PATH+ "When Hanna Met Antoine: A Syrian Storyteller in 18th-Century Paris" with Elias Muhanna
Date
Tue May 4th 2021, 11:30am - 12:30pm
Location
Zoom

Speaker(s): Elias Muhanna (Brown University)

 
When Hanna Met Antoine: A Syrian Storyteller in 18th-Century Paris
 
On March 25, 1709, the first European translator of The 1,001 Nights, Antoine Galland, visited the home of Paul Lucas, a fellow orientalist who'd recently arrived in Paris from a voyage to the Middle East. Returning to France with Lucas was a young Syrian man named Hanna Diyab, who, upon Galland's request, happily supplied him with several stories to incorporate into his translation of The 1,001 Nights.
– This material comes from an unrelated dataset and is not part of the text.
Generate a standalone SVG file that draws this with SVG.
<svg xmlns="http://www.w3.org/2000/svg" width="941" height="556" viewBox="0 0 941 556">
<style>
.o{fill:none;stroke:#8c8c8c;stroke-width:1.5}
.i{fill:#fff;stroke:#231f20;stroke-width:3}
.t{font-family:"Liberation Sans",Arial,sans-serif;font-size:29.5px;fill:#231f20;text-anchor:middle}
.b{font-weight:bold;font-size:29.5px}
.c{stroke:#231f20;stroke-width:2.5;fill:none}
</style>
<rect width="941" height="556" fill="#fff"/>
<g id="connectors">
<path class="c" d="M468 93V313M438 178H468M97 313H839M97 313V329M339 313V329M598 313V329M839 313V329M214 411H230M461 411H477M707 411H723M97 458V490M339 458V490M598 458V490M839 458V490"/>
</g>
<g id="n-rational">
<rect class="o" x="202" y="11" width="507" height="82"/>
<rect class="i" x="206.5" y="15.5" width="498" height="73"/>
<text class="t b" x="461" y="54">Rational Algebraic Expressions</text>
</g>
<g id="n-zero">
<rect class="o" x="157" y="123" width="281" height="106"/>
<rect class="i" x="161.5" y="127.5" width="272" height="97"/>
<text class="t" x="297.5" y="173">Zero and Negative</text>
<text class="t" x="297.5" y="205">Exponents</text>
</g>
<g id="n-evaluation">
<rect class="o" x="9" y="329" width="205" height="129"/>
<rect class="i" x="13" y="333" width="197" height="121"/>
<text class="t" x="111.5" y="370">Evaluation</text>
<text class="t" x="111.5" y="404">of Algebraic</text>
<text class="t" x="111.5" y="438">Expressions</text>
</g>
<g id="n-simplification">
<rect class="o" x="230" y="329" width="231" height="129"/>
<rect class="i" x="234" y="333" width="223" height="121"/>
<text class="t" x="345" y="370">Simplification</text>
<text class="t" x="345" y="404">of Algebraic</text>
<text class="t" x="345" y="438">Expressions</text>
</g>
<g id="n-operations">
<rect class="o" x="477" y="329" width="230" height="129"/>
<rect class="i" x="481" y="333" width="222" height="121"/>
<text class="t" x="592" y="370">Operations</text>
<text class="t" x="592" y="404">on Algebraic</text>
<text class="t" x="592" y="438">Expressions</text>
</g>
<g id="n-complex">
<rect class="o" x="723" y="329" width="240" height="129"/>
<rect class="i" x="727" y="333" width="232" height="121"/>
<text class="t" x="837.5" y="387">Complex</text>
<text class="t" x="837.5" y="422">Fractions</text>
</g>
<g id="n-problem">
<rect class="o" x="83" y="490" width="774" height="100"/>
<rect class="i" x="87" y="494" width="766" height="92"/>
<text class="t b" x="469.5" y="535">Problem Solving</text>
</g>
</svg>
Thus began the remarkable acquaintance between Galland and Diyab, which would eventually lead to the creation of many classic stories, including The Tale of Aladdin and his Wonderful Lamp and The Tale of Ali Baba and the Forty Thieves. What began as a happy collaboration, however, eventually soured into estrangement and deceit, at least as far as Diyab was concerned. This talk will shed some light on the end of the affair, placing it in the context of 18th-century French academic politicking.
 
Elias Muhanna is an Associate Professor in the Departments of Comparative Literature and History at Brown University. His most recent publication is a translation of Hanna Diyab's memoir, The Book of Travels, for the Library of Arabic Literature.